Её любимый, отрада девичьего сердца, подался в гоминьдановцы и ушёл с ними. Это стало быстро известно где надо, и в Ленинград китайскому комсомольскому секретарю пришла соответствующая бумажка. Мол, разъяснить немедленно гражданке Сюй всю ошибочность её чувств и последствия, которые эта ошибочность влечёт. И собрали собрание и коллективным гневным мяуканьем побудили гражданку признать ошибочность, отклонение от курса КПК и оппортунистические взгляды на половой вопрос, а также потребовали отречься от мерзкого предателя Родины, гоминьдановского прихвостня и чанкайшиста.
Отреклась, конечно.
Что? Сопротивляться? Бежать с возлюбленным? А родители? Что будет с ними, если дочь сбежит с врагом? Все эти вещи прекрасно понимали советские девочки, поэтому и вопросов таких не задавали.

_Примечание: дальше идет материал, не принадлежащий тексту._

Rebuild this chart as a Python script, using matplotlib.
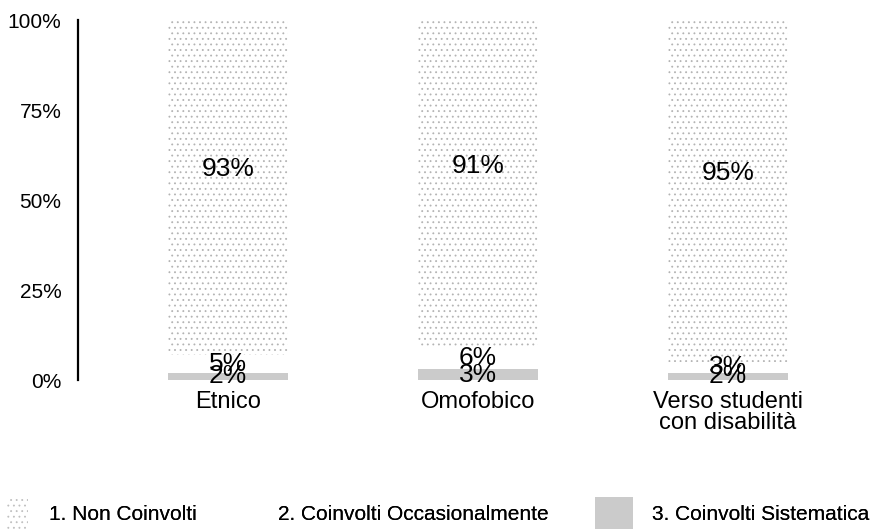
import matplotlib
matplotlib.use("Agg")
import matplotlib.pyplot as plt
from matplotlib.patches import Patch
import numpy as np

plt.rcParams["font.family"] = ["Liberation Sans", "DejaVu Sans"]
plt.rcParams["hatch.linewidth"] = 0.6

categories = ["Etnico", "Omofobico", "Verso studenti\ncon disabilità"]
series_names = ["1. Non Coinvolti", "2. Coinvolti Occasionalmente", "3. Coinvolti Sistematica"]
non_coinvolti = [93, 91, 95]
occasionali = [5, 6, 3]
sistematici = [2, 3, 2]
y_ticks = [0, 25, 50, 75, 100]


def main():
    fig = plt.figure(figsize=(8.92, 5.30), dpi=100)
    ax = fig.add_axes([78 / 892, 150 / 530, 800 / 892, 360 / 530])

    x = np.arange(len(categories))
    width = 0.48

    # stacked from the bottom: sistematici, occasionali, non coinvolti
    b3 = ax.bar(x, sistematici, width, color="#cbcbcb", edgecolor="#cbcbcb", linewidth=0)
    bottom2 = np.array(sistematici)
    b2 = ax.bar(x, occasionali, width, bottom=bottom2, color="white", linewidth=0)
    bottom1 = bottom2 + np.array(occasionali)
    b1 = ax.bar(x, non_coinvolti, width, bottom=bottom1, color="white",
                edgecolor="#b4b4b4", hatch="...", linewidth=0)

    for bars, vals, offset in [(b3, sistematici, 0), (b2, occasionali, 0), (b1, non_coinvolti, 13)]:
        for rect, v in zip(bars, vals):
            cy = rect.get_y() + rect.get_height() / 2
            ax.annotate(f"{v}%", (rect.get_x() + rect.get_width() / 2, cy),
                        xytext=(0, offset), textcoords="offset points",
                        ha="center", va="center", fontsize=19, color="black")

    ax.set_xlim(-0.6, 2.6)
    ax.set_ylim(0, 100)
    ax.set_yticks(y_ticks)
    ax.set_yticklabels([f"{t}%" for t in y_ticks], fontsize=15)
    ax.set_xticks(x)
    ax.set_xticklabels(categories, fontsize=17, linespacing=0.95, va="top")
    ax.tick_params(axis="both", length=0)
    ax.tick_params(axis="y", pad=12)
    ax.tick_params(axis="x", pad=8)

    for side in ["top", "right", "bottom"]:
        ax.spines[side].set_visible(False)
    ax.spines["left"].set_linewidth(1.6)
    ax.spines["left"].set_color("black")

    handles = [
        Patch(facecolor="white", edgecolor="#c0c0c0", hatch="...", linewidth=0),
        Patch(facecolor="white", edgecolor="none", linewidth=0),
        Patch(facecolor="#cbcbcb", edgecolor="none", linewidth=0),
    ]
    legend_x = [7, 236, 595]
    legend_len = [1.0, 1.0, 1.83]
    legend_pad = [1.0, 1.0, 0.9]
    for h, name, lx, hl, tp in zip(handles, series_names, legend_x, legend_len, legend_pad):
        leg = fig.legend([h], [name], loc="center left", bbox_to_anchor=(lx / 892, 17 / 530),
                         frameon=False, fontsize=15, handlelength=hl, handleheight=2.0,
                         handletextpad=tp, borderpad=0, borderaxespad=0)
        fig.add_artist(leg)

    fig.savefig("out.png", dpi=100)
    plt.close(fig)


if __name__ == "__main__":
    main()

Оказалось, что дома родители быстро подыскали ей идеологически правильного жениха, одобренного парткомом - или кто там у них одобрял. Фенечке ж надо было быстро загладить свой промах, который состоял в том, что так неудачно влюбилась. И вот ей предстояло ехать домой, чтобы выйти замуж за этого идеологически правильного, а потом вернуться доучиваться (нет, её бы не оставили в Китае - в её обучение уже были вложены народные деньги, так что изволь окончить университет). Она была с ним даже немножко знакома, но сердце-то принадлежало другому.
Потрясённые советские соседки молчали. Много чего было, конечно, в недавнем прошлом страны, но хоть замуж насильно не выдавали по партийной линии. Наконец одна спросила:
-- Тяньфэнь, ну он тебе хоть сколько-то нравится?

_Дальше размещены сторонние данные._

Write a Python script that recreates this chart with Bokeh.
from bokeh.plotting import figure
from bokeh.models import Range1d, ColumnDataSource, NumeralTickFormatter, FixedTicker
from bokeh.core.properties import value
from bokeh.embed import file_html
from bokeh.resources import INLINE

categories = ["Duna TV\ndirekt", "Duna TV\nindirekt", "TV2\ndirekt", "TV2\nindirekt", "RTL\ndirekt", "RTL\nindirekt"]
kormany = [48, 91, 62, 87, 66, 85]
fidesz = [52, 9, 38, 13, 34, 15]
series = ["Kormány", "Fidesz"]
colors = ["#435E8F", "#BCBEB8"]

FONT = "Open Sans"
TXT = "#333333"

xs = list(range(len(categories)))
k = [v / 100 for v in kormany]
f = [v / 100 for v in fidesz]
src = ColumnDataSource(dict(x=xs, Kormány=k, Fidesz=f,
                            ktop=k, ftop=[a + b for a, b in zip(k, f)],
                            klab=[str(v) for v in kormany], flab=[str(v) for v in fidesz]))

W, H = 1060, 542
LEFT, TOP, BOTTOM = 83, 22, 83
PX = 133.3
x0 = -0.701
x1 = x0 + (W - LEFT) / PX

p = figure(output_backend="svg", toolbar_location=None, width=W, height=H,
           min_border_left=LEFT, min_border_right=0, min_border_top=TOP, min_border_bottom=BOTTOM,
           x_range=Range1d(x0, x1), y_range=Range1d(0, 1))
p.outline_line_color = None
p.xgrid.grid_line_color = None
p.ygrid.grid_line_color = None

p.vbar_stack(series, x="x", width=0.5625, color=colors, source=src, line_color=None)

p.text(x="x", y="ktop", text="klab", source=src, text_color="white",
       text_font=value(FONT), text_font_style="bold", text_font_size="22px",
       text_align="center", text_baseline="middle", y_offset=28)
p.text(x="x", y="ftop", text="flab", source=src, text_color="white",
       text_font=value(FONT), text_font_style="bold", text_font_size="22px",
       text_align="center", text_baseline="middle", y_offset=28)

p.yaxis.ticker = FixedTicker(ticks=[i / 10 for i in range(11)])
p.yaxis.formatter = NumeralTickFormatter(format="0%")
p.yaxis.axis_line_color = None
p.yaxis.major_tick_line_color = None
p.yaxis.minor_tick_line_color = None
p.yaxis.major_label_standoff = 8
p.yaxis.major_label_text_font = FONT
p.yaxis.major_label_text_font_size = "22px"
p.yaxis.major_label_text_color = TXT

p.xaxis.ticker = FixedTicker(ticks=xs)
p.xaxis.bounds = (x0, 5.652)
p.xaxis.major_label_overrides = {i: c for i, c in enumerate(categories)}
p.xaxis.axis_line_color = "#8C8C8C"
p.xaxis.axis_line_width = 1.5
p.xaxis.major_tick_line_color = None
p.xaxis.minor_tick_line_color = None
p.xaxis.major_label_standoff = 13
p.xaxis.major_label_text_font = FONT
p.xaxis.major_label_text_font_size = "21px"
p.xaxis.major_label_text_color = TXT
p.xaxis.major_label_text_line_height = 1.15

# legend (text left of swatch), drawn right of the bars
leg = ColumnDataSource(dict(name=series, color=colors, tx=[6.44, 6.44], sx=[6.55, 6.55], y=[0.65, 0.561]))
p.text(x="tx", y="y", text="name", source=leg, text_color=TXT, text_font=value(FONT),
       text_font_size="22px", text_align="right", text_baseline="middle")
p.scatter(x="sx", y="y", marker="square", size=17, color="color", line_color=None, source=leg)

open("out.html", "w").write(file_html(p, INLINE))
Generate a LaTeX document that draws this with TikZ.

И тут Фенечка оторвалась от подушки, в которую она нырнула в очередной раз, собрала все свои знания русского языка и прокричала:
-- Да он мне... Он мне... Как телеграфный столб! - и опять рухнула в подушку.
Тем не менее, она вышла за свой телеграфный столб и, как могла, заботилась о нём. Мама говорит, красивый был мальчик - Феня показывала фото. Он был спортсмен, гимнаст, учился в Китае в заведении типа нашего Института физкультуры, уж не знаю, в каком городе. Однако даже спорт, по мнению китайского руководства, являлся занятием интеллигентским, от лукавого, поэтому молодого человека с группой других студентов отправили в трудовой лагерь, в деревню, припадать к земле и вытравлять в себе мелкобуржуазность. Фенечка опять плакала - на сей раз о том, что муж там голодает и может подорвать своё здоровье. Она собирала для него какие-то продуктовые посылки и, когда ехала домой, старалась заныкать побольше шоколадок - так, чтобы не отобрали на таможне.

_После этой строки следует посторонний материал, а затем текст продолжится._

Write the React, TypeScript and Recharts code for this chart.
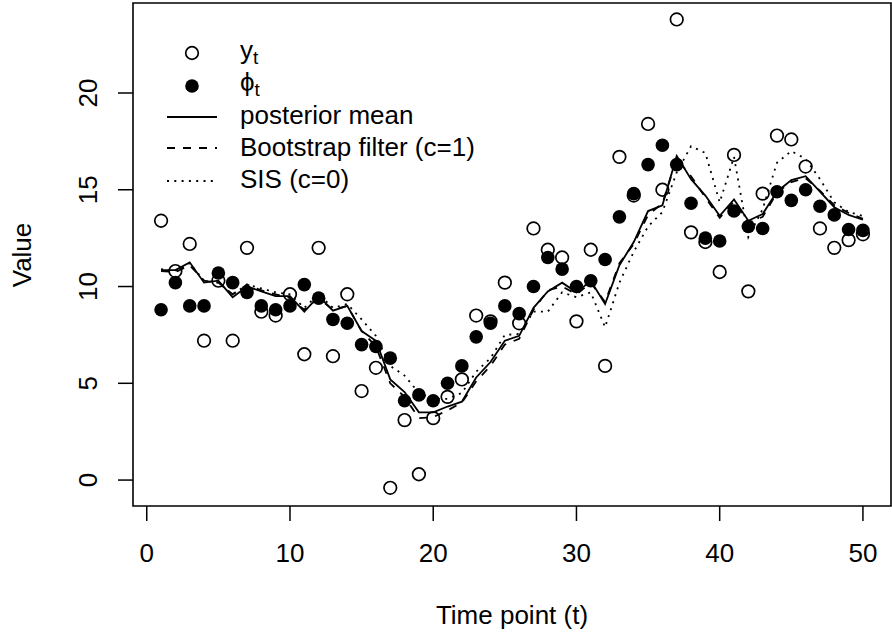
import { ComposedChart, Line, Scatter, XAxis, YAxis, ReferenceArea } from 'recharts';

// time points
const timePoints = [
  1, 2, 3, 4, 5, 6, 7, 8, 9, 10, 11, 12, 13, 14, 15, 16, 17, 18, 19, 20, 21, 22, 23, 24, 25,
  26, 27, 28, 29, 30, 31, 32, 33, 34, 35, 36, 37, 38, 39, 40, 41, 42, 43, 44, 45, 46, 47, 48, 49, 50,
];

// observations y_t (open circles)
const observed = [
  13.4, 10.8, 12.2, 7.2, 10.3, 7.2, 12.0, 8.7, 8.5, 9.6, 6.5, 12.0, 6.4, 9.6, 4.6, 5.8, -0.4, 3.1, 0.3, 3.2,
  4.3, 5.2, 8.5, 8.2, 10.2, 8.1, 13.0, 11.9, 11.5, 8.2, 11.9, 5.9, 16.7, 14.7, 18.4, 15.0, 23.8, 12.8, 12.3, 10.75,
  16.8, 9.75, 14.8, 17.8, 17.6, 16.2, 13.0, 12.0, 12.4, 12.7,
];

// true states phi_t (filled circles)
const states = [
  8.8, 10.2, 9.0, 9.0, 10.7, 10.2, 9.7, 9.0, 8.8, 9.0, 10.1, 9.4, 8.3, 8.1, 7.0, 6.9, 6.3, 4.1, 4.4, 4.1,
  5.0, 5.9, 7.4, 8.1, 9.0, 8.6, 10.0, 11.5, 10.9, 10.0, 10.3, 11.4, 13.6, 14.8, 16.3, 17.3, 16.3, 14.3, 12.5, 12.35,
  13.9, 13.1, 13.0, 14.9, 14.45, 15.0, 14.15, 13.7, 12.95, 12.9,
];

const posteriorMean = [
  10.85, 10.85, 11.25, 10.2, 10.3, 9.45, 10.0, 9.75, 9.5, 9.5, 8.7, 9.5, 8.75, 9.0, 7.7, 7.2, 5.2, 4.55, 3.5, 3.5,
  3.8, 4.05, 5.3, 6.1, 7.2, 7.45, 8.9, 9.75, 10.2, 9.7, 10.3, 9.1, 11.1, 12.3, 13.9, 14.2, 16.75, 15.55, 14.7, 13.65,
  14.5, 13.4, 13.75, 14.9, 15.5, 15.7, 14.9, 14.1, 13.7, 13.45,
];

const bootstrap = [
  10.8, 10.75, 11.1, 10.3, 10.2, 9.6, 10.1, 9.8, 9.6, 9.4, 8.8, 9.4, 8.8, 9.0, 7.7, 6.9, 5.0, 4.3, 3.2, 3.25,
  3.6, 4.0, 5.1, 5.9, 7.0, 7.3, 8.8, 9.8, 10.0, 9.6, 10.2, 9.2, 11.2, 12.2, 13.7, 14.3, 16.6, 15.7, 14.6, 13.55,
  14.4, 13.3, 13.6, 14.85, 15.4, 15.6, 14.95, 14.2, 13.8, 13.5,
];

const sis = [
  10.9, 10.8, 11.2, 10.3, 10.2, 9.6, 10.1, 9.9, 9.7, 9.6, 8.9, 9.6, 8.9, 9.1, 8.3, 7.45, 5.9, 5.4, 4.5, 4.2,
  4.2, 4.5, 5.6, 6.3, 7.5, 7.55, 8.7, 8.7, 9.7, 9.45, 9.7, 7.9, 10.2, 11.8, 13.1, 13.85, 15.9, 17.25, 16.9, 14.35,
  16.7, 12.55, 14.0, 16.4, 17.0, 16.6, 15.55, 14.35, 13.85, 13.65,
];

const xTicks = [0, 10, 20, 30, 40, 50];
const yTicks = [0, 5, 10, 15, 20];
const xDomain = [-0.96, 51.96];
const yDomain = [-1.34, 24.65];

const data = timePoints.map((t, i) => ({
  t,
  y: observed[i],
  phi: states[i],
  pm: posteriorMean[i],
  bf: bootstrap[i],
  sis: sis[i],
}));

const FONT = 'Liberation Sans, Arial, Helvetica, sans-serif';
const FS = 26;

const OpenDot = (props: any) => (
  <circle cx={props.cx} cy={props.cy} r={6.3} fill="none" stroke="#000" strokeWidth={1.7} />
);
const FilledDot = (props: any) => (
  <circle cx={props.cx} cy={props.cy} r={6.8} fill="#000" />
);

const YTick = (props: any) => {
  const { x, y, payload } = props;
  return (
    <text
      x={x}
      y={y}
      transform={`rotate(-90 ${x} ${y})`}
      textAnchor="middle"
      fontSize={FS}
      fontFamily={FONT}
      fill="#000"
    >
      {payload.value}
    </text>
  );
};

function Legend() {
  const rows = [
    { kind: 'open', y: 53, base: 59 },
    { kind: 'filled', y: 86, base: 91 },
    { kind: 'line', dash: undefined, y: 117, base: 124, label: 'posterior mean' },
    { kind: 'line', dash: '8 8', y: 148, base: 156, label: 'Bootstrap filter (c=1)' },
    { kind: 'line', dash: '2 5.3', y: 181, base: 188, label: 'SIS (c=0)' },
  ];
  return (
    <svg
      width={892}
      height={637}
      style={{ position: 'absolute', left: 0, top: 0, pointerEvents: 'none' }}
    >
      {rows.map((r, i) => (
        <g key={i}>
          {r.kind === 'open' && <circle cx={192} cy={r.y} r={6.3} fill="none" stroke="#000" strokeWidth={1.7} />}
          {r.kind === 'filled' && <circle cx={192} cy={r.y} r={6.8} fill="#000" />}
          {r.kind === 'line' && (
            <line x1={167} x2={217} y1={r.y} y2={r.y} stroke="#000" strokeWidth={1.8} strokeDasharray={r.dash} />
          )}
          <text x={240} y={r.base} fontSize={FS} fontFamily={FONT} fill="#000">
            {r.kind === 'open' && (
              <>
                y<tspan fontSize={19} dy={5}>t</tspan>
              </>
            )}
            {r.kind === 'filled' && (
              <>
                ϕ<tspan fontSize={19} dy={5}>t</tspan>
              </>
            )}
            {r.kind === 'line' && r.label}
          </text>
        </g>
      ))}
    </svg>
  );
}

export default function App() {
  return (
    <div style={{ position: 'absolute', left: 0, top: 0, width: 892, height: 637, background: '#fff' }}>
      <ComposedChart width={892} height={637} data={data} margin={{ top: 3, right: 1, bottom: 0, left: 0 }}>
        <XAxis
          dataKey="t"
          type="number"
          domain={xDomain}
          ticks={xTicks}
          allowDataOverflow
          height={131}
          tickSize={15}
          tickMargin={23}
          axisLine={false}
          tickLine={{ stroke: '#000', strokeWidth: 1.5 }}
          tick={{ fill: '#000', fontSize: FS, fontFamily: FONT }}
          label={() => (
            <text x={512} y={624} textAnchor="middle" fontSize={FS} fontFamily={FONT} fill="#000">
              Time point (t)
            </text>
          )}
        />
        <YAxis
          type="number"
          domain={yDomain}
          ticks={yTicks}
          allowDataOverflow
          width={133}
          tickSize={15}
          tickMargin={21}
          axisLine={false}
          tickLine={{ stroke: '#000', strokeWidth: 1.5 }}
          tick={<YTick />}
          label={() => (
            <text
              x={31}
              y={255}
              transform="rotate(-90 31 255)"
              textAnchor="middle"
              fontSize={FS}
              fontFamily={FONT}
              fill="#000"
            >
              Value
            </text>
          )}
        />
        <ReferenceArea
          x1={xDomain[0]}
          x2={xDomain[1]}
          y1={yDomain[0]}
          y2={yDomain[1]}
          fill="none"
          stroke="#000"
          strokeWidth={1.6}
          ifOverflow="visible"
        />
        <Scatter dataKey="y" shape={<OpenDot />} isAnimationActive={false} />
        <Scatter dataKey="phi" shape={<FilledDot />} isAnimationActive={false} />
        <Line type="linear" dataKey="pm" stroke="#000" strokeWidth={1.8} dot={false} isAnimationActive={false} />
        <Line
          type="linear"
          dataKey="bf"
          stroke="#000"
          strokeWidth={1.8}
          strokeDasharray="8 8"
          dot={false}
          isAnimationActive={false}
        />
        <Line
          type="linear"
          dataKey="sis"
          stroke="#000"
          strokeWidth={1.8}
          strokeDasharray="2 5.3"
          dot={false}
          isAnimationActive={false}
        />
      </ComposedChart>
      <Legend />
    </div>
  );
}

Китайская жена, знаете ли. А может, ей просто по-человечески было его жалко. Мы ж не знаем, какие сердечные раны могли быть и у него. Так что это мог быть союз двух товарищей по несчастью.
...У мамы осталась фотография. Сходили три соседки по комнате в фотоателье. На ней две русские девочки и китаянка. Все молодые и красивые. Они ещё не знают, как Дурновкусный Романист распишет их сюжеты.